## WHAT IS BEING ASKED
Reproduce exactly, with no pictures, each line from the opening of the material down through the line containing "['Gesamtportfolio', 'Durchschnitt', 'Benchmarks'];".

## DATASET CONTENT
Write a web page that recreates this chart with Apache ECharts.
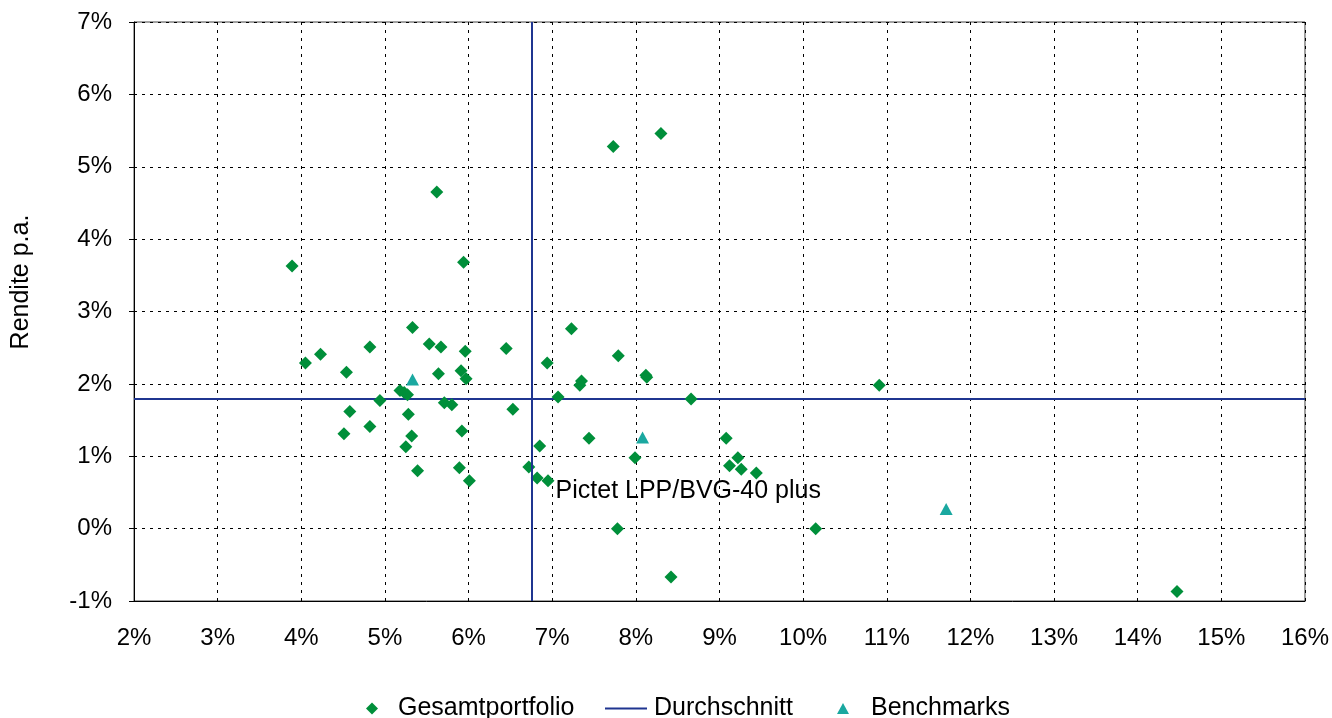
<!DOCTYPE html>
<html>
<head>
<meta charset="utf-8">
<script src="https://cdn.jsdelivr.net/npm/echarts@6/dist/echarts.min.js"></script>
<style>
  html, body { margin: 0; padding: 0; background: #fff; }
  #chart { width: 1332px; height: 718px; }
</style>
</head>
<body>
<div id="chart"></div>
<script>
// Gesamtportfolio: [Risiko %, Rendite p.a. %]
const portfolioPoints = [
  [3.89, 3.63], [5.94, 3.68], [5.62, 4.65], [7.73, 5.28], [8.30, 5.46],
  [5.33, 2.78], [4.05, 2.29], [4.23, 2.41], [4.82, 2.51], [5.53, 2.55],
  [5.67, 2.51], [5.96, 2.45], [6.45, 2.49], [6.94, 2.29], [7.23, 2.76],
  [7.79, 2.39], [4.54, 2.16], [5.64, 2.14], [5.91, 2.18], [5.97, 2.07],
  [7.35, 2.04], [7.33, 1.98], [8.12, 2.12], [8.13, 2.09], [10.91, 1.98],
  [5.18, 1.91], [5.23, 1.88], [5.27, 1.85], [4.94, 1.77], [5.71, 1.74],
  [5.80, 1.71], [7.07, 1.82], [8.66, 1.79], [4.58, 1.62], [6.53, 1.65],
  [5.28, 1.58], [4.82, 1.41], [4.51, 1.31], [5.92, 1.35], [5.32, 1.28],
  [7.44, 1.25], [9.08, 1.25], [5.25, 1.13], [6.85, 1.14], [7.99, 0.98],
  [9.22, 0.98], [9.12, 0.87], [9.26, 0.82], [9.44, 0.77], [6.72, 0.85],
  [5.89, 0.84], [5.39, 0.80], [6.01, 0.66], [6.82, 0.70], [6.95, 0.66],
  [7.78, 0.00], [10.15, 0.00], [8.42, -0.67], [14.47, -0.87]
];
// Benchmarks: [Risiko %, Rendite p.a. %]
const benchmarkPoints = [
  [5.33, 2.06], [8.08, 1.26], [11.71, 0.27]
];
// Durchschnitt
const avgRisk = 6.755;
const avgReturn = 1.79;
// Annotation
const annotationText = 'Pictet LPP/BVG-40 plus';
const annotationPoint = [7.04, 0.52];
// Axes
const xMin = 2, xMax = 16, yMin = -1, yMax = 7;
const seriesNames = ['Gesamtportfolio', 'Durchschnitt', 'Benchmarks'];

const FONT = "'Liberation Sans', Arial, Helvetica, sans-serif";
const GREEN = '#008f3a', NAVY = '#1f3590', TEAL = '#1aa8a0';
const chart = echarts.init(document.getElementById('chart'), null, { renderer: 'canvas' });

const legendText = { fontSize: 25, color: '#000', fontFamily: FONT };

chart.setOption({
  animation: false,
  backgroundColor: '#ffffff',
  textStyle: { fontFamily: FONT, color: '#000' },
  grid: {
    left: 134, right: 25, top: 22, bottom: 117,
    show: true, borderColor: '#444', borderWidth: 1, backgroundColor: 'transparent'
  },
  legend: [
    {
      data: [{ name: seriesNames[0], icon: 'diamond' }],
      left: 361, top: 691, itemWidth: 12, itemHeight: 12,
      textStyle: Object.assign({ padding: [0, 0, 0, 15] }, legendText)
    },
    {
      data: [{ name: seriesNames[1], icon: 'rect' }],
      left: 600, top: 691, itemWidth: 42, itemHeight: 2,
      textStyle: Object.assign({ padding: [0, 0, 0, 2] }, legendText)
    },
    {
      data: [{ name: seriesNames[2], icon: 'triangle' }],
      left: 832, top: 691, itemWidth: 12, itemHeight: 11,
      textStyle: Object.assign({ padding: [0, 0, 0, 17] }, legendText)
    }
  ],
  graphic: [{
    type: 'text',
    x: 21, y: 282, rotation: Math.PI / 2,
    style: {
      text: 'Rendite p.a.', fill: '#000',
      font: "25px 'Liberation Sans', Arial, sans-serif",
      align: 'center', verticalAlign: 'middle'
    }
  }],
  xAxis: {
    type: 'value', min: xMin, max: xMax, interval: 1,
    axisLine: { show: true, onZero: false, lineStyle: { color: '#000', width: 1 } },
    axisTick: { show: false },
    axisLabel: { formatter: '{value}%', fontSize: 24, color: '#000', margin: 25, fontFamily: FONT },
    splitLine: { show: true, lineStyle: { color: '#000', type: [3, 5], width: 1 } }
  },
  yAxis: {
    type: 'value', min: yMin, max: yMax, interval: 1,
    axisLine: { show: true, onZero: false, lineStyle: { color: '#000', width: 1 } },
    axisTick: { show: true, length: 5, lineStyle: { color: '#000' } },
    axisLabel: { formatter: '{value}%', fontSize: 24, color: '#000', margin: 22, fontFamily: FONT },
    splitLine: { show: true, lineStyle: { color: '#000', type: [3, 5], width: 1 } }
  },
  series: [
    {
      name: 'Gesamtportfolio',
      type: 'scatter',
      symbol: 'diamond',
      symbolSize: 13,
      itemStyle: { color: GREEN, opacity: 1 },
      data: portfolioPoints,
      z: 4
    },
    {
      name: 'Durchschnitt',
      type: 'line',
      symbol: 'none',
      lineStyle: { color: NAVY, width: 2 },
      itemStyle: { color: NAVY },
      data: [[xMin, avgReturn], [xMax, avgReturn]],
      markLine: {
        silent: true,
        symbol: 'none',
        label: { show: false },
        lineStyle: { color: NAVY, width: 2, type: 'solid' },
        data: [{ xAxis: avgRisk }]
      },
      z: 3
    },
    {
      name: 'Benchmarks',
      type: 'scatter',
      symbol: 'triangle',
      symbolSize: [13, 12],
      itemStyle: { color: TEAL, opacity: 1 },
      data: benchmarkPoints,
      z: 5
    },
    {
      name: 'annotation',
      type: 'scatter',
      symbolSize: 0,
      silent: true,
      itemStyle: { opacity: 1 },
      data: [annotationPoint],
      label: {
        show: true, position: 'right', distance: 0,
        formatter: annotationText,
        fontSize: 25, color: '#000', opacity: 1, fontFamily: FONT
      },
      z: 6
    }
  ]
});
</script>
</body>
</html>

## SOLUTION
Write a web page that recreates this chart with Apache ECharts.
<!DOCTYPE html>
<html>
<head>
<meta charset="utf-8">
<script src="https://cdn.jsdelivr.net/npm/echarts@6/dist/echarts.min.js"></script>
<style>
  html, body { margin: 0; padding: 0; background: #fff; }
  #chart { width: 1332px; height: 718px; }
</style>
</head>
<body>
<div id="chart"></div>
<script>
// Gesamtportfolio: [Risiko %, Rendite p.a. %]
const portfolioPoints = [
  [3.89, 3.63], [5.94, 3.68], [5.62, 4.65], [7.73, 5.28], [8.30, 5.46],
  [5.33, 2.78], [4.05, 2.29], [4.23, 2.41], [4.82, 2.51], [5.53, 2.55],
  [5.67, 2.51], [5.96, 2.45], [6.45, 2.49], [6.94, 2.29], [7.23, 2.76],
  [7.79, 2.39], [4.54, 2.16], [5.64, 2.14], [5.91, 2.18], [5.97, 2.07],
  [7.35, 2.04], [7.33, 1.98], [8.12, 2.12], [8.13, 2.09], [10.91, 1.98],
  [5.18, 1.91], [5.23, 1.88], [5.27, 1.85], [4.94, 1.77], [5.71, 1.74],
  [5.80, 1.71], [7.07, 1.82], [8.66, 1.79], [4.58, 1.62], [6.53, 1.65],
  [5.28, 1.58], [4.82, 1.41], [4.51, 1.31], [5.92, 1.35], [5.32, 1.28],
  [7.44, 1.25], [9.08, 1.25], [5.25, 1.13], [6.85, 1.14], [7.99, 0.98],
  [9.22, 0.98], [9.12, 0.87], [9.26, 0.82], [9.44, 0.77], [6.72, 0.85],
  [5.89, 0.84], [5.39, 0.80], [6.01, 0.66], [6.82, 0.70], [6.95, 0.66],
  [7.78, 0.00], [10.15, 0.00], [8.42, -0.67], [14.47, -0.87]
];
// Benchmarks: [Risiko %, Rendite p.a. %]
const benchmarkPoints = [
  [5.33, 2.06], [8.08, 1.26], [11.71, 0.27]
];
// Durchschnitt
const avgRisk = 6.755;
const avgReturn = 1.79;
// Annotation
const annotationText = 'Pictet LPP/BVG-40 plus';
const annotationPoint = [7.04, 0.52];
// Axes
const xMin = 2, xMax = 16, yMin = -1, yMax = 7;
const seriesNames = ['Gesamtportfolio', 'Durchschnitt', 'Benchmarks'];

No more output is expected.